A Texas Republican who previously worked as former President Donald Trump’s physician allegedly threatened to beat up a state trooper and bring down a local sheriff while he was briefly detained at a July rodeo, according to a sheriff’s report.
“I’m going to beat that motherfuckers’ ass!” Rep. Ronny Jackson allegedly said during the July 29 incident at the White Deer Rodeo, a Carson County Sheriff's Office’s incident report obtained by The Texas Tribune states.
The outburst is among several new details about the incident, where authorities allege Jackson screamed at deputies trying to clear the area for emergency medical workers attempting to help a teenager who was having a seizure. During the incident, deputies allegedly asked the former White House physician, who also served under George W. Bush and Barack Obama, to step back about four times so they could assist the teenager.
ADVERTISEMENT
Eventually, after Jackson allegedly refused to comply, deputies were forced to handcuff and briefly detain the Republican congressman.
After he was released, Jackson allegedly went scorched earth on law enforcement officers, demanding that Carson County Sheriff Tam Terry call him. While on the phone, the report states, Terry said Jackson warned that he would “bury me in the next election.” Jackson also allegedly said he was “fucking pissed” about the incident, said the deputies exercised bad judgment, and demanded an investigation.
“Game on,” Terry wrote in the report about the election threat.
The report, however, starkly contrasts Jackson’s version of the July 29 incident. In a statement after the event, a spokesperson for Jackson insisted that the lawmaker was detained amid a “very loud and chaotic environment” and was released when authorities realized the doctor was just trying to assist. The statement also stressed that Jackson was merely sitting in the stands during the rodeo near Amarillo, Texas, “in full view of the assembled crowd.”
“Congressman Jackson was not drinking and was prevented from giving medical care in a potentially life-threatening situation due to overly aggressive and incompetent actions by the local authorities present at the time of the incident,” a Jackson spokesperson told The Daily Beast on Saturday.
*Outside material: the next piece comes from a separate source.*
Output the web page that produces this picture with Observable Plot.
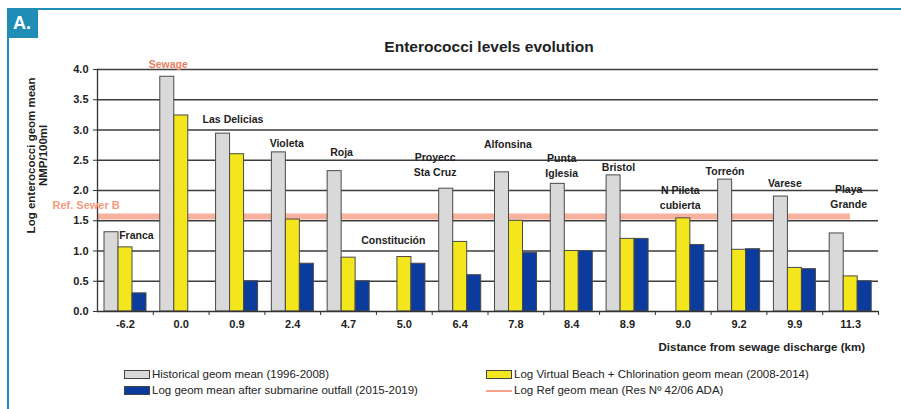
<!DOCTYPE html>
<html>
<head>
<meta charset="utf-8">
<script src="https://cdn.jsdelivr.net/npm/d3@7"></script>
<script src="https://cdn.jsdelivr.net/npm/@observablehq/plot@0.6"></script>
<style>
  body { margin: 0; background: #fff; }
  #wrap { position: relative; width: 901px; height: 409px; overflow: hidden; background: #fff;
          font-family: "Liberation Sans", Arial, sans-serif; color: #222; }
  #frame { position: absolute; left: 7px; top: 8px; width: 900px; height: 410px;
           border-top: 2px solid #1f8db5; border-left: 2px solid #1f8db5; box-sizing: border-box; }
  #badge { position: absolute; left: 7px; top: 8px; width: 31px; height: 30px; background: #1f8db5;
           color: #fff; font-weight: bold; font-size: 18px; line-height: 30px; text-indent: 6px; z-index: 2; }
  #title { position: absolute; left: 0; width: 978px; top: 38px; text-align: center;
           font-weight: bold; font-size: 15.5px; color: #222; }
  #xtitle { position: absolute; right: 36px; top: 341px; font-weight: bold; font-size: 11.5px; color: #222; }
  #chart { position: absolute; left: 0; top: 0; }
  .leg { position: absolute; font-size: 11.5px; color: #222; white-space: nowrap; line-height: 14px; }
  .sw { position: absolute; width: 26px; height: 9px; box-sizing: border-box; border: 1px solid #444; }
  .swl { position: absolute; width: 26px; height: 2px; }
</style>
</head>
<body>
<div id="wrap">
  <div id="frame"></div>
  <div id="chart"></div>
  <div id="badge">A.</div>
  <div id="title">Enterococci levels evolution</div>
  <div id="xtitle">Distance from sewage discharge (km)</div>
  <div id="legend"></div>
</div>
<script>
// ---- data ----
const distances = ["-6.2","0.0","0.9","2.4","4.7","5.0","6.4","7.8","8.4","8.9","9.0","9.2","9.9","11.3"];
const sites = ["Franca","Sewage","Las Delicias","Violeta","Roja","Constitución","Proyecc\nSta Cruz","Alfonsina","Punta\nIglesia","Bristol","N Pileta\ncubierta","Torreón","Varese","Playa\nGrande"];
const historical   = [1.31, 3.88, 2.94, 2.63, 2.32, null, 2.03, 2.30, 2.11, 2.25, null, 2.18, 1.90, 1.29];
const virtualBeach = [1.06, 3.24, 2.60, 1.52, 0.89, 0.90, 1.15, 1.50, 1.00, 1.20, 1.54, 1.02, 0.72, 0.58];
const outfall      = [0.30, null, 0.50, 0.79, 0.50, 0.79, 0.60, 0.97, 1.00, 1.20, 1.10, 1.03, 0.70, 0.50];
const refValue = 1.57;
const refLabel = "Ref. Sewer B";
const yTicks = [0, 0.5, 1, 1.5, 2, 2.5, 3, 3.5, 4];
const seriesNames = [
  "Historical geom mean (1996-2008)",
  "Log Virtual Beach + Chlorination geom mean (2008-2014)",
  "Log geom mean after submarine outfall (2015-2019)",
  "Log Ref geom mean (Res Nº 42/06 ADA)"
];
const yTitle = "Log enterococci geom mean\nNMP/100ml";
// annotation anchor (value level of each site name, data units)
const siteLabelLevel = [1.26, 4.08, 3.17, 2.78, 2.63, 1.17, 2.55, 2.76, 2.53, 2.38, 2.00, 2.31, 2.12, 2.02];

// ---- layout ----
const W = 901, H = 409, ML = 97, MR = 23, MT = 69, MB = 98;
const BW = (W - ML - MR) / distances.length;
const labelDx = [11, -13, -4, -6, -7, -11, -25, -8, -10, -9, -3, -14, -10, -2];
const C = { grey: "#d9d9d9", yellow: "#f3e61c", blue: "#0b3b9c", ref: "#f6a48e", line: "#3d3d3d" };

const rows = distances.map((d, i) => ({
  dist: d, site: sites[i], h: historical[i], v: virtualBeach[i], o: outfall[i], ly: siteLabelLevel[i]
}));

const barStyle = { stroke: "#4a4a4a", strokeWidth: 1 };

const chart = Plot.plot({
  width: W, height: H,
  marginLeft: ML, marginRight: MR, marginTop: MT, marginBottom: MB,
  style: { fontFamily: "Liberation Sans, Arial, sans-serif", background: "transparent", color: "#222", overflow: "visible" },
  x: { domain: distances, padding: 0, round: false, label: null },
  y: { domain: [0, 4], label: null },
  marks: [
    Plot.ruleY(yTicks.filter(t => t > 0), { stroke: C.line, strokeWidth: 1.3 }),
    Plot.ruleY([refValue], { stroke: C.ref, strokeWidth: 6, strokeOpacity: 0.85, insetRight: 28 }),
    Plot.barY(rows.filter(d => d.h != null), { x: "dist", y: "h", fill: C.grey, ...barStyle, insetLeft: 7, insetRight: BW - 21 }),
    Plot.barY(rows.filter(d => d.v != null), { x: "dist", y: "v", fill: C.yellow, ...barStyle, insetLeft: 21, insetRight: BW - 35 }),
    Plot.barY(rows.filter(d => d.o != null), { x: "dist", y: "o", fill: C.blue, ...barStyle, insetLeft: 35, insetRight: BW - 49 }),
    Plot.ruleY([0], { stroke: "#333", strokeWidth: 1.3 }),
    Plot.frame({ anchor: "left", stroke: "#333", strokeWidth: 1.3 }),
    Plot.axisY({ ticks: yTicks, tickFormat: d => d.toFixed(1), tickSize: 4, tickPadding: 5,
                 fontSize: 11, fontWeight: "bold", label: null, stroke: "#333" }),
    Plot.axisX({ tickSize: 0, tickPadding: 9, fontSize: 11, fontWeight: "bold", label: null }),
    Plot.ruleX(distances, { x: d => d, y1: 0, y2: 0, dx: BW / 2, insetBottom: -4, stroke: "#333" }),
    ...rows.map((r, i) => Plot.text([r], {
      x: "dist", y: "ly", text: "site", dx: labelDx[i], dy: -7,
      fontSize: 10.5, fontWeight: "bold", lineAnchor: "top", lineHeight: 1.43,
      fill: r.site === "Sewage" ? "#e8805f" : "#222"
    })),
    Plot.text([refLabel], { frameAnchor: "left", y: 1.75, text: d => d, textAnchor: "start", dx: -45,
                            fill: "#f39a82", fontSize: 11, fontWeight: "bold" }),
    Plot.text([yTitle], { frameAnchor: "left", y: 2.58, text: d => d, rotate: -90, dx: -60,
                          textAnchor: "middle", fontSize: 11.5, fontWeight: "bold", lineHeight: 1.0, fill: "#222" })
  ]
});
document.getElementById("chart").appendChild(chart);

// ---- legend ----
const legendItems = [
  { name: seriesNames[0], kind: "box", color: C.grey, left: 124, top: 370 },
  { name: seriesNames[1], kind: "box", color: C.yellow, left: 486, top: 370 },
  { name: seriesNames[2], kind: "box", color: C.blue, left: 124, top: 386 },
  { name: seriesNames[3], kind: "line", color: C.ref, left: 486, top: 386 }
];
const leg = document.getElementById("legend");
for (const it of legendItems) {
  const sw = document.createElement("div");
  if (it.kind === "box") {
    sw.className = "sw";
    sw.style.left = it.left + "px"; sw.style.top = it.top + "px"; sw.style.background = it.color;
  } else {
    sw.className = "swl";
    sw.style.left = it.left + "px"; sw.style.top = (it.top + 4) + "px"; sw.style.background = it.color;
  }
  leg.appendChild(sw);
  const t = document.createElement("div");
  t.className = "leg";
  t.style.left = (it.left + 28) + "px"; t.style.top = (it.top - 3) + "px";
  t.textContent = it.name;
  leg.appendChild(t);
}
</script>
</body>
</html>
“Again, he was asked to help the teenager when no other uniformed medics were present. Congressman Jackson, as a trained ER physician, will not apologize for sparing no effort to help in a medical emergency, especially when the circumstances were chaotic and the local authorities refused to help the situation,” the spokesperson added.
But the report offers a different story. According to The Texas Tribune, the report states that Jackson was drinking backstage at the White Deer rodeo. After the teenager collapsed, the report states that Jackson was among the group that crowded around the teenager, prompting authorities to try to clear the area.
In an interview with CNN, a traveling nurse who was related to the teenage patient said that Jackson was trying to assist in the “loud, chaotic” incident where “everyone was just screaming ‘Get back, get back, get back.” She added that she was pushed back and punched in the chest while authorities were trying to clear the area—and that she saw a law enforcer scream in Jackson’s face to “Get the fuck back.”
The report states that Jackson then allegedly uttered the profanity at the Department of Public Safety Trooper after he asked him to move back.
“He was trying to tell them that he was a doctor and probably trying to tell him who he was, to be honest. And they were screaming that they did not effing care who he was,” Linda Dianne Shouse told CNN. “And the next thing I knew, they had him on the ground, grabbed him by the shirt, threw him on the ground, face first into the concrete, and had him in cuffs.”
Jackson was then escorted out of the rodeo grounds, where the handcuffs were removed. The report states that afterward, the congressman allegedly continued to yell, and his wife even demanded the law enforcer’s information. Later that evening, he allegedly had a call with the sheriff.
The congressman first joined the White House Medical Unit as a physician in 2006, where he served under three presidents. He was first elected 13th Congressional District in 2020 and re-elected in 2022, setting up a potential U.S. Senate run in 2026.
Jackson is also notably one of Trump’s most vocal allies and was named to be a part of the former president’s Texas Elected Leadership Team in March.